Audiologist Mom with Hearing Impaired Children

I knew fairly on in my college career that Audiology was for me. At that time, my plan was to work with the adult population. However, my first job had other plans for me and I spent the next seven years with approximately 50% of my schedule working with children with hearing loss and their families. I enjoyed the challenge it presented.

When my husband and I decided to have children, never did it cross my mind that they would have hearing loss. My husband had hearing loss, but it had never been linked to anything so I figured it fell into the “unknown” category. Our first child was born and passed his newborn hearing screening. Naturally as an Audiologist, I was thrilled. Our next pregnancy ended in miscarriage and subsequent genetic counseling. Counseling revealed my husband had a syndrome that had hearing loss as a possible side effect, along with several other potential defects. There was a 50/50 chance, with every pregnancy, that the syndrome would be passed on. When we became pregnant again, we were monitored very closely.

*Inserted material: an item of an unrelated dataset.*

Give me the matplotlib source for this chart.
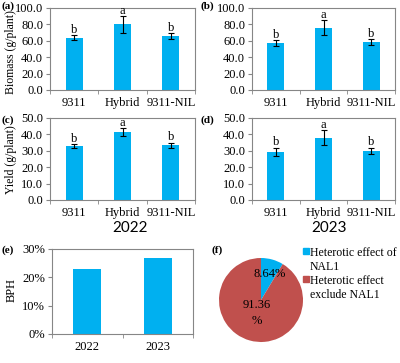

Everything was going smoothly and we even a 3D ultrasound towards the end of the pregnancy. My physician took a wonderful photo, front on, of his sweet, round little head. Delivery day arrived and to my surprise, my little boy was born, in effect, with no ears. I was devastated. I knew in my “audiology mind” that everything would work out, but in my post-partum “mom mind” I couldn’t believe it and cried. How could this happen to me?!? Audiologist don’t have hearing impaired kids!

Thankfully and quickly, audiologist mode kicked in. I tested my older child and he presented with a mild hearing loss in both ears. Both boys were fit with hearing aids, the older child traditional Behind-the-Ear Hearing aids and the younger with a bone conduction hearing aid.

Here we are, almost six years later and both boys are doing well. The younger child has required speech-language therapy, but progressing nicely. This past year he was implanted with his Bone Anchored Hearing Aid. He loves it!

I have been asked many, many times over the past six years, if I became an audiologist because of my kids. As you can see, no, it was coincidence; even an audiologist can have hearing impaired kids. Absolutely, some things have been easier because of my background (knowing who to contact and which hearing aids and FM systems are available); but not everything. I still grieved. Perseverance, patience, love and being proactive for your child are the keys to an optimal outcome.